VirtualFlyBrain / VFB_neo4j

A python package for writing schema-compliant content to VFB neo4J DBs
Apache License 2.0
0 stars 1 forks source link

Duplicate creation by pattern.add_anatomy_image_set #90

Open Robbie1977 opened 6 years ago

Robbie1977 commented 6 years ago

It might be an idea to flag duplicate labels (at minimum) before the creation of new nodes.

It's too easy at the moment to create duplicate image sets.

dosumis commented 6 years ago

I thought there was already a uniqueness constraint in the KB to prevent this, but seems not.

Trying to add one but finding some duplicates e.g.

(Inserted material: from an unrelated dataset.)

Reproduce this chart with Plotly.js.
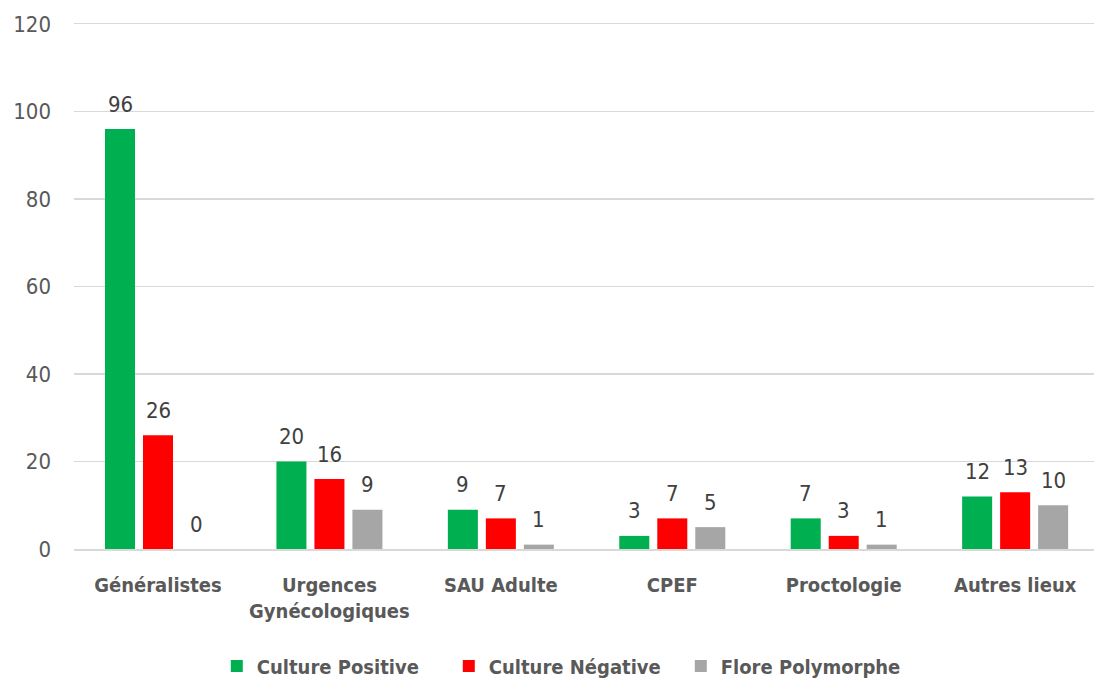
<!DOCTYPE html>
<html>
<head>
<meta charset="utf-8">
<script src="https://cdn.plot.ly/plotly-3.0.1.min.js"></script>
<style>
  html, body { margin: 0; padding: 0; background: #ffffff; }
  #chart { width: 1094px; height: 679px; }
</style>
</head>
<body>
<div id="chart"></div>
<script>
// Prélèvements par lieu de consultation
const categories = ['Généralistes', 'Urgences<br>Gynécologiques', 'SAU Adulte', 'CPEF', 'Proctologie', 'Autres lieux'];
const seriesNames = ['Culture Positive', 'Culture Négative', 'Flore Polymorphe'];
const culturePositive = [96, 20, 9, 3, 7, 12];
const cultureNegative = [26, 16, 7, 7, 3, 13];
const florePolymorphe = [0, 9, 1, 5, 1, 10];
const yTicks = [0, 20, 40, 60, 80, 100, 120];

const FONT = '"DejaVu Sans Condensed", "Liberation Sans Narrow", "Arial Narrow", Arial, sans-serif';
const COLORS = ['#00B050', '#FF0000', '#A6A6A6'];
const SLOT_PX = 38;      // horizontal distance between neighbouring bars of a group
const LABEL_LIFT = 25;   // value label centre above the bar top, in px

const allValues = [culturePositive, cultureNegative, florePolymorphe];

const data = allValues.map((values, i) => ({
  type: 'bar',
  name: seriesNames[i],
  x: categories,
  y: values,
  marker: { color: COLORS[i] },
  hoverinfo: 'x+y+name'
}));

// Value labels above each bar
const annotations = [];
allValues.forEach((values, i) => {
  values.forEach((v, j) => {
    annotations.push({
      x: categories[j],
      y: v,
      xref: 'x',
      yref: 'y',
      text: String(v),
      showarrow: false,
      xanchor: 'center',
      yanchor: 'middle',
      xshift: (i - 1) * SLOT_PX,
      yshift: LABEL_LIFT,
      font: { family: FONT, size: 22, color: '#404040' }
    });
  });
});

const layout = {
  width: 1094,
  height: 679,
  margin: { l: 74, r: 0, t: 24, b: 130, autoexpand: false },
  paper_bgcolor: '#ffffff',
  plot_bgcolor: '#ffffff',
  barmode: 'group',
  bargap: 0.335,
  bargroupgap: 0.21,
  font: { family: FONT, color: '#595959' },
  xaxis: {
    type: 'category',
    range: [-0.49, 5.46],
    showgrid: false,
    showline: true,
    mirror: true,
    linecolor: '#d9d9d9',
    linewidth: 1.5,
    ticks: '',
    tickfont: { family: FONT, size: 20, color: '#595959', weight: 'bold' },
    ticklabelstandoff: 17
  },
  yaxis: {
    range: [0, 120],
    tickvals: yTicks,
    ticktext: yTicks.map(String),
    showgrid: true,
    gridcolor: '#d9d9d9',
    gridwidth: 1.5,
    zeroline: false,
    showline: false,
    ticks: '',
    tickfont: { family: FONT, size: 22, color: '#595959' },
    ticklabelstandoff: 22
  },
  legend: {
    orientation: 'h',
    x: 0.140,
    xanchor: 'left',
    y: -0.223,
    yanchor: 'middle',
    font: { family: FONT, size: 20, color: '#595959', weight: 'bold' },
    itemwidth: 30,
    entrywidth: 187,
    entrywidthmode: 'pixels'
  },
  showlegend: true,
  annotations: annotations
};

Plotly.newPlot('chart', data, layout, { displayModeBar: false, staticPlot: true });
</script>
</body>
</html>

{   "iri": "http://virtualflybrain.org/reports/VFB_00101081",  
 "short_form": "VFB_00101081",  
 "label": "L1 CNS neuron A00c_A8l?" }

{   "iri": "http://virtualflybrain.org/reports/VFB_00101086",   
"short_form": "VFB_00101086",   
"label": "L1 CNS neuron A00c_A8l?" }

``
dosumis commented 6 years ago

We have a problem!

image

I get the same figure when I specify different VFB IDs:

image

I don't know if these are hooked up to public datasets (will check).

Suggested fix: Python script picks highest number of any duplicate to obsolete. Obsoletion consists of setting: is_obsolete: True; Extending the label with ' - OBSOLETE'; Adding a comment pointing to the valid node. TBD: should we add an edge pointing to the valid node?

Robbie1977 commented 6 years ago

As these all recent additions, we could simply fix the loader script and clear out the duplicates. We'd need to check each set to ensure we aren't losing any edges.

dosumis commented 6 years ago

We'd need to check each set to ensure we aren't losing any edges.

The Travis cron job checks everything linked to a dataset - and everything is passing on that except for a minority of Dickson (Result: inds_in_datset: 5627 ; Compliant with pattern: 5387). This suggests to me that it is safe to obsolete every duplicate anatomical individual connected to a dataset + its connected channel, nominating the highest (anatomical individual) ID for obsoletion.

I've been running more analyses. I think the problem is smaller than my original post suggests (most datasets only have a handful of affected individuals - the two exceptions being "Dickson2017" & "Eichler2017".

Still puzzling over some of the query results though. Will post more once I have a clearer idea what's going on.